Being a Drunk Once Made Sense to Me
When I first began abusing alcohol in my teens it made perfect sense. I was shy and awkward, but this amazing chemical filled me with confidence and made it easy to be around people. Before finding alcohol my life was full of emotions that often felt unbearable but alcohol took all that away. When I first started drinking it really did seem to be the answer to all my problems, and for a long time it did seem to be working.
Those of us who fall into addiction are often doing so as a form of self-medication. Some of us are feeling the first effects of mental illness but find that alcohol brings some relief. The rest of us are just bored or uncomfortable with life and again alcohol helps fix this. The reason why people choose alcohol is that in the beginning it really does work.

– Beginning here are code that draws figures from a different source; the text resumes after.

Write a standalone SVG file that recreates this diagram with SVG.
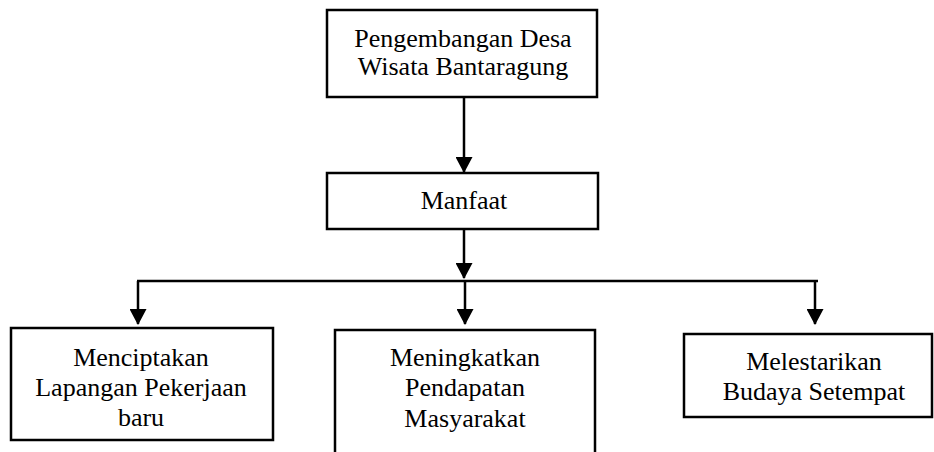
<svg xmlns="http://www.w3.org/2000/svg" width="934" height="452" viewBox="0 0 934 452">
<defs>
<style>
.box{fill:#fff;stroke:#000;stroke-width:2.5}
.t{font-family:"Liberation Serif","Times New Roman",serif;font-size:26px;fill:#000;text-anchor:middle}
.c{fill:none;stroke:#000;stroke-width:2.5}
</style>
<marker id="ah" markerUnits="userSpaceOnUse" markerWidth="16" markerHeight="17" refX="15" refY="8.5" orient="auto" viewBox="0 0 16 17">
<path d="M0,0 L16,8.5 L0,17 z" fill="#000"/>
</marker>
</defs>
<g id="connectors">
<line class="c" x1="464" y1="97" x2="464" y2="172" marker-end="url(#ah)"/>
<line class="c" x1="464" y1="229" x2="464" y2="278" marker-end="url(#ah)"/>
<line class="c" x1="137" y1="281" x2="818" y2="281"/>
<line class="c" x1="138" y1="281" x2="138" y2="324" marker-end="url(#ah)"/>
<line class="c" x1="465" y1="281" x2="465" y2="324" marker-end="url(#ah)"/>
<line class="c" x1="815" y1="281" x2="815" y2="324" marker-end="url(#ah)"/>
</g>
<g id="n1">
<rect class="box" x="327" y="10" width="270" height="87"/>
<text class="t" x="463" y="47">Pengembangan Desa</text>
<text class="t" x="463" y="75">Wisata Bantaragung</text>
</g>
<g id="n2">
<rect class="box" x="327" y="173" width="271" height="56"/>
<text class="t" x="464" y="209">Manfaat</text>
</g>
<g id="n3">
<rect class="box" x="11" y="328" width="262" height="112"/>
<text class="t" x="141" y="366">Menciptakan</text>
<text class="t" x="141" y="396">Lapangan Pekerjaan</text>
<text class="t" x="141" y="426">baru</text>
</g>
<g id="n4">
<rect class="box" x="335" y="330" width="260" height="140"/>
<text class="t" x="465" y="366">Meningkatkan</text>
<text class="t" x="465" y="396">Pendapatan</text>
<text class="t" x="465" y="427">Masyarakat</text>
</g>
<g id="n5">
<rect class="box" x="684" y="334" width="248" height="83"/>
<text class="t" x="814" y="370">Melestarikan</text>
<text class="t" x="814" y="400">Budaya Setempat</text>
</g>
</svg>
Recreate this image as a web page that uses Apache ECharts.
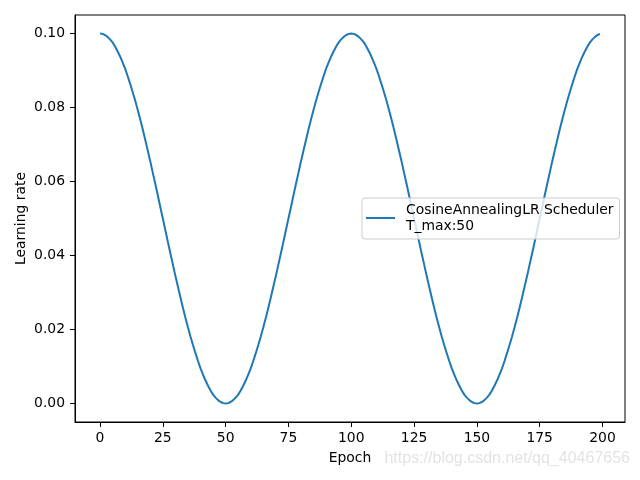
<!DOCTYPE html>
<html>
<head>
<meta charset="utf-8">
<script src="https://cdn.jsdelivr.net/npm/echarts@6/dist/echarts.min.js"></script>
<style>html,body{margin:0;padding:0;background:#fff}#c{width:640px;height:480px}</style>
</head>
<body>
<div id="c"></div>
<script>
const seriesName = 'CosineAnnealingLR Scheduler\nT_max:50';
const xTicks = [0, 25, 50, 75, 100, 125, 150, 175, 200];
const yTicks = [0, 0.02, 0.04, 0.06, 0.08, 0.10];
const xLabel = 'Epoch';
const yLabel = 'Learning rate';
const watermark = 'https://blog.csdn.net/qq_40467656';
// learning rate per epoch (epochs 0..199)
const learningRate = [
0.1, 0.0999, 0.0996, 0.0991, 0.0984, 0.0976, 0.0965, 0.0952, 0.0938, 0.0922,
0.0905, 0.0885, 0.0864, 0.0842, 0.0819, 0.0794, 0.0768, 0.0741, 0.0713, 0.0684,
0.0655, 0.0624, 0.0594, 0.0563, 0.0531, 0.05, 0.0469, 0.0437, 0.0406, 0.0376,
0.0345, 0.0316, 0.0287, 0.0259, 0.0232, 0.0206, 0.0181, 0.0158, 0.0136, 0.0115,
0.0095, 0.0078, 0.0062, 0.0048, 0.0035, 0.0024, 0.0016, 0.0009, 0.0004, 0.0001,
0, 0.0001, 0.0004, 0.0009, 0.0016, 0.0024, 0.0035, 0.0048, 0.0062, 0.0078,
0.0095, 0.0115, 0.0136, 0.0158, 0.0181, 0.0206, 0.0232, 0.0259, 0.0287, 0.0316,
0.0345, 0.0376, 0.0406, 0.0437, 0.0469, 0.05, 0.0531, 0.0563, 0.0594, 0.0624,
0.0655, 0.0684, 0.0713, 0.0741, 0.0768, 0.0794, 0.0819, 0.0842, 0.0864, 0.0885,
0.0905, 0.0922, 0.0938, 0.0952, 0.0965, 0.0976, 0.0984, 0.0991, 0.0996, 0.0999,
0.1, 0.0999, 0.0996, 0.0991, 0.0984, 0.0976, 0.0965, 0.0952, 0.0938, 0.0922,
0.0905, 0.0885, 0.0864, 0.0842, 0.0819, 0.0794, 0.0768, 0.0741, 0.0713, 0.0684,
0.0655, 0.0624, 0.0594, 0.0563, 0.0531, 0.05, 0.0469, 0.0437, 0.0406, 0.0376,
0.0345, 0.0316, 0.0287, 0.0259, 0.0232, 0.0206, 0.0181, 0.0158, 0.0136, 0.0115,
0.0095, 0.0078, 0.0062, 0.0048, 0.0035, 0.0024, 0.0016, 0.0009, 0.0004, 0.0001,
0, 0.0001, 0.0004, 0.0009, 0.0016, 0.0024, 0.0035, 0.0048, 0.0062, 0.0078,
0.0095, 0.0115, 0.0136, 0.0158, 0.0181, 0.0206, 0.0232, 0.0259, 0.0287, 0.0316,
0.0345, 0.0376, 0.0406, 0.0437, 0.0469, 0.05, 0.0531, 0.0563, 0.0594, 0.0624,
0.0655, 0.0684, 0.0713, 0.0741, 0.0768, 0.0794, 0.0819, 0.0842, 0.0864, 0.0885,
0.0905, 0.0922, 0.0938, 0.0952, 0.0965, 0.0976, 0.0984, 0.0991, 0.0996, 0.0999
];

const font = 'DejaVu Sans';
const fs = 13.9;
const chart = echarts.init(document.getElementById('c'), null, {renderer: 'canvas'});
const data = learningRate.map((v, i) => [i, v]);
chart.setOption({
  animation: false,
  backgroundColor: '#ffffff',
  textStyle: {fontFamily: font},
  grid: {left: 75, right: 15, top: 15, bottom: 58, show: true, borderColor: '#000', borderWidth: 1, backgroundColor: 'transparent'},
  xAxis: {
    type: 'value', min: -9.95, max: 208.95,
    name: xLabel, nameLocation: 'middle', nameGap: 29, nameMoveOverlap: false,
    nameTextStyle: {color: '#000', fontSize: fs, fontFamily: font},
    axisLine: {show: true, onZero: false, lineStyle: {color: '#000', width: 1}},
    axisTick: {show: true, inside: false, length: 5, customValues: xTicks, lineStyle: {color: '#000'}},
    axisLabel: {color: '#000', fontSize: fs, fontFamily: font, margin: 9, customValues: xTicks},
    splitLine: {show: false}
  },
  yAxis: {
    type: 'value', min: -0.005, max: 0.105,
    name: yLabel, nameLocation: 'middle', nameGap: 47, nameMoveOverlap: false,
    nameTextStyle: {color: '#000', fontSize: fs, fontFamily: font},
    axisLine: {show: true, onZero: false, lineStyle: {color: '#000', width: 1}},
    axisTick: {show: true, inside: false, length: 5, customValues: yTicks, lineStyle: {color: '#000'}},
    axisLabel: {color: '#000', fontSize: fs, fontFamily: font, margin: 10, customValues: yTicks, formatter: v => v.toFixed(2)},
    splitLine: {show: false}
  },
  legend: {
    left: 362, top: 198,
    padding: [4, 6, 5, 4],
    backgroundColor: 'rgba(255,255,255,0.8)',
    borderColor: '#cccccc', borderWidth: 1, borderRadius: 3,
    itemWidth: 29, itemHeight: 2,
    icon: 'rect',
    textStyle: {color: '#000', fontSize: fs, fontFamily: font, lineHeight: 16, padding: [0, 0, 0, 6]},
    data: [seriesName]
  },
  series: [{
    name: seriesName, type: 'line', data: data,
    showSymbol: false, symbol: 'none',
    lineStyle: {color: '#1f77b4', width: 2},
    itemStyle: {color: '#1f77b4'}
  }],
  graphic: [{
    type: 'text', right: 10, top: 451,
    style: {text: watermark, fill: '#e3e3e3', font: '16px "Liberation Sans"', textAlign: 'right'}
  }]
});
</script>
</body>
</html>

Waiting for the Good Drinking Days to Return
By the time the disadvantages of alcohol outweighed he benefits I was already hooked mentally and physically. I could see how alcohol was destroying my life, but I felt powerless to quit. I also hoped that the good drinking days would return again if I just found the right combination of circumstances. I spent decades looking for the perfect bar, perfect place to live, and perfect job. Despite many attempts I was never able to make alcohol work for me again. By the time that I accepted that there was not one ounce of enjoyment left in booze I had lost almost everything.
I believe that a lot of those who become drunks do so because they are convinced that alcohol will make life easier to cope with. It is only when they fully accept that this drug can no longer do this that they can finally escape addiction.